PROMPT -> Everything from the first line of the data below through the line that contains "anchor=base west] (fain)" should be written out exactly, please, and nothing more; the pictures stay out.
— START OF SOURCE MATERIAL —
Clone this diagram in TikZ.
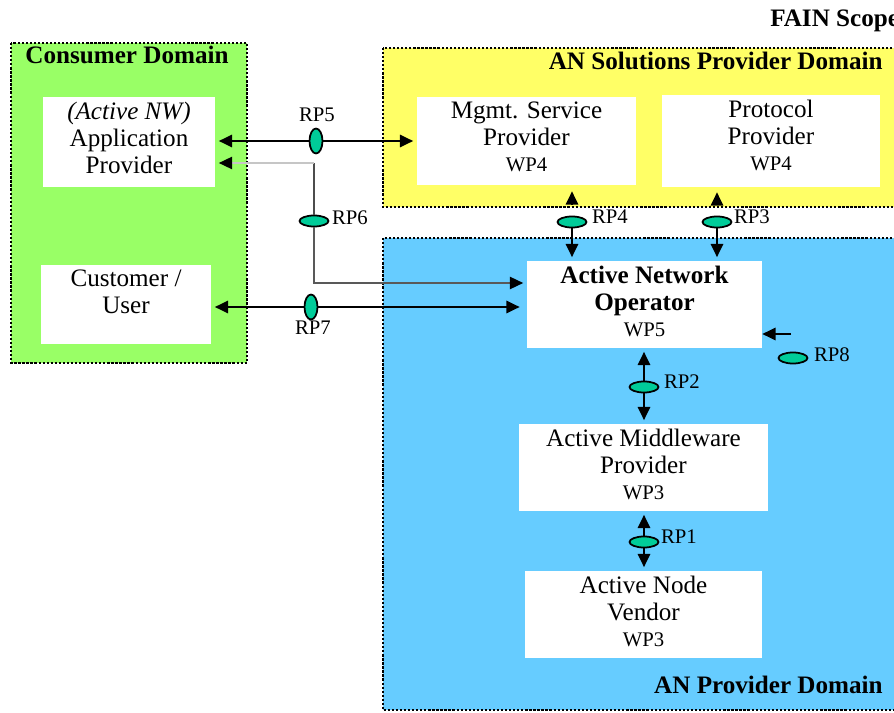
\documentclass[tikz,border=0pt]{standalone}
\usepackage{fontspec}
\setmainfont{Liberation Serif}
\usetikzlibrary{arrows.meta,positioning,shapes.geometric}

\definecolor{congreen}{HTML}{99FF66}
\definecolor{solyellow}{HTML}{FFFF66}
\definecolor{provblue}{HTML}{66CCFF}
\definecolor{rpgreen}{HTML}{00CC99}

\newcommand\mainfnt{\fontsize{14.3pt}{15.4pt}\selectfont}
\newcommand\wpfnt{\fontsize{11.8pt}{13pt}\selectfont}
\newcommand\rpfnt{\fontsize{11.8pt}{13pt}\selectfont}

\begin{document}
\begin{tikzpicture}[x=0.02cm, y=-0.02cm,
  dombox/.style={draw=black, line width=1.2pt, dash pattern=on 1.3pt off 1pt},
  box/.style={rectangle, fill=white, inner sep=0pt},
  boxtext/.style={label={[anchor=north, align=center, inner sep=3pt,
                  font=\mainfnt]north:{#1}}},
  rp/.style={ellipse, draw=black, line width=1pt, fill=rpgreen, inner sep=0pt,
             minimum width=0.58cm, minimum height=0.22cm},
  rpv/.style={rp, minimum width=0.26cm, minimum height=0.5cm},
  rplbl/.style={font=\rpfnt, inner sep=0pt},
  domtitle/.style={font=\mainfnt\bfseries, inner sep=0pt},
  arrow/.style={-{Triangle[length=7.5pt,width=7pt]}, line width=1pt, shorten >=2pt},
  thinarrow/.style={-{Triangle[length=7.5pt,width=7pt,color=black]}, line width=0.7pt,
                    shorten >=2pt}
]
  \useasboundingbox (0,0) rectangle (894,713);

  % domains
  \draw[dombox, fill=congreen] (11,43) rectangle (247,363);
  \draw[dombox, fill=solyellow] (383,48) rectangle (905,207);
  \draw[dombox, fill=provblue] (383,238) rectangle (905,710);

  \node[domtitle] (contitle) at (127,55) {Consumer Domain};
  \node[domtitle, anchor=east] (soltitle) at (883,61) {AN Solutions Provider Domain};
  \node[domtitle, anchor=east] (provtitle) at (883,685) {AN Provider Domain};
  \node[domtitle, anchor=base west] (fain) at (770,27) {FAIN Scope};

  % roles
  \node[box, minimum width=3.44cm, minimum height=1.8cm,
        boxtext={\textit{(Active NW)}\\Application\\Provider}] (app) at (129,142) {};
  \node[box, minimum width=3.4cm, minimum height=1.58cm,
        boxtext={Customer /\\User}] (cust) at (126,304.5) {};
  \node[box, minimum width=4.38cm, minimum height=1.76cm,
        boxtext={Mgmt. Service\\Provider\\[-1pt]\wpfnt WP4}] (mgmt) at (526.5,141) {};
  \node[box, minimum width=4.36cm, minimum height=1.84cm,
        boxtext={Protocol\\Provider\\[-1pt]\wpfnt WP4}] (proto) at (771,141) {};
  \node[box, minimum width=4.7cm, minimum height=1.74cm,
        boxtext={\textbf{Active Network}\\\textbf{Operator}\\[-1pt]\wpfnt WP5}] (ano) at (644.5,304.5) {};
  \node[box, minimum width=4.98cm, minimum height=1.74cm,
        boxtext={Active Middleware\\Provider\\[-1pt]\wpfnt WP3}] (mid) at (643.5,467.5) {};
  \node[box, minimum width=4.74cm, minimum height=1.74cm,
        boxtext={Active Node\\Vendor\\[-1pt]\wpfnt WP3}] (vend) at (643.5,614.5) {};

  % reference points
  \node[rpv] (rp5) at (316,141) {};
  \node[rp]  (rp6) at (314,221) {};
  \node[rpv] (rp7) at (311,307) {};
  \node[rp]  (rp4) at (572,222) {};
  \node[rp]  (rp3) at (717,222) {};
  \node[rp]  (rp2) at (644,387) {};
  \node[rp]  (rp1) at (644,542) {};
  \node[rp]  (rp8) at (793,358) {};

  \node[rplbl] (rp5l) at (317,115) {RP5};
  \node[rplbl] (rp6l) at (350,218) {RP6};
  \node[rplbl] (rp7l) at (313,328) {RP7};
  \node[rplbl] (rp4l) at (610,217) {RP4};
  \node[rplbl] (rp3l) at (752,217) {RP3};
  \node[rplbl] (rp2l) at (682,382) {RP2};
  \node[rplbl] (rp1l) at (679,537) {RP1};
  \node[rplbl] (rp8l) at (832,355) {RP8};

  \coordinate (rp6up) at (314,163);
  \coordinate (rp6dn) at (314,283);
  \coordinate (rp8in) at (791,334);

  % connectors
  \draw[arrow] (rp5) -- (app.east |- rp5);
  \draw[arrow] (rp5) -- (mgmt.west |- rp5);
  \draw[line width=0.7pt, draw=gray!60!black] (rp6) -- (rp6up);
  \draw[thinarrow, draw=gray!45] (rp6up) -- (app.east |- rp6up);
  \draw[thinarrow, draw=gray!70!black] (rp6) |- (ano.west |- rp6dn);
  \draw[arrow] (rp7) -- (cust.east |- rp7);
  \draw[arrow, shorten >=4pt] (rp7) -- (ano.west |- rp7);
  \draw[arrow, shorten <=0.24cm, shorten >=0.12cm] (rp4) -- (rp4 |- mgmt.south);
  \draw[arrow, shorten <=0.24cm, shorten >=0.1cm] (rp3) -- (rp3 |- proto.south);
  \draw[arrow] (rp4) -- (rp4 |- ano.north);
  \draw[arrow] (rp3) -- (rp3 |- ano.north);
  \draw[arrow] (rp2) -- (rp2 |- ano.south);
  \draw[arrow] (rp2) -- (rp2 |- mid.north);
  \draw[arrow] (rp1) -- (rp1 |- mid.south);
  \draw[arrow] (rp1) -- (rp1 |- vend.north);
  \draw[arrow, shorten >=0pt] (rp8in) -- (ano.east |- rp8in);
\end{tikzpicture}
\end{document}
— END OF SOURCE MATERIAL —
SOLUTION BELOW ->
Clone this diagram in TikZ.
\documentclass[tikz,border=0pt]{standalone}
\usepackage{fontspec}
\setmainfont{Liberation Serif}
\usetikzlibrary{arrows.meta,positioning,shapes.geometric}

\definecolor{congreen}{HTML}{99FF66}
\definecolor{solyellow}{HTML}{FFFF66}
\definecolor{provblue}{HTML}{66CCFF}
\definecolor{rpgreen}{HTML}{00CC99}

\newcommand\mainfnt{\fontsize{14.3pt}{15.4pt}\selectfont}
\newcommand\wpfnt{\fontsize{11.8pt}{13pt}\selectfont}
\newcommand\rpfnt{\fontsize{11.8pt}{13pt}\selectfont}

\begin{document}
\begin{tikzpicture}[x=0.02cm, y=-0.02cm,
  dombox/.style={draw=black, line width=1.2pt, dash pattern=on 1.3pt off 1pt},
  box/.style={rectangle, fill=white, inner sep=0pt},
  boxtext/.style={label={[anchor=north, align=center, inner sep=3pt,
                  font=\mainfnt]north:{#1}}},
  rp/.style={ellipse, draw=black, line width=1pt, fill=rpgreen, inner sep=0pt,
             minimum width=0.58cm, minimum height=0.22cm},
  rpv/.style={rp, minimum width=0.26cm, minimum height=0.5cm},
  rplbl/.style={font=\rpfnt, inner sep=0pt},
  domtitle/.style={font=\mainfnt\bfseries, inner sep=0pt},
  arrow/.style={-{Triangle[length=7.5pt,width=7pt]}, line width=1pt, shorten >=2pt},
  thinarrow/.style={-{Triangle[length=7.5pt,width=7pt,color=black]}, line width=0.7pt,
                    shorten >=2pt}
]
  \useasboundingbox (0,0) rectangle (894,713);

  % domains
  \draw[dombox, fill=congreen] (11,43) rectangle (247,363);
  \draw[dombox, fill=solyellow] (383,48) rectangle (905,207);
  \draw[dombox, fill=provblue] (383,238) rectangle (905,710);

  \node[domtitle] (contitle) at (127,55) {Consumer Domain};
  \node[domtitle, anchor=east] (soltitle) at (883,61) {AN Solutions Provider Domain};
  \node[domtitle, anchor=east] (provtitle) at (883,685) {AN Provider Domain};
  \node[domtitle, anchor=base west] (fain) at (770,27) {FAIN Scope};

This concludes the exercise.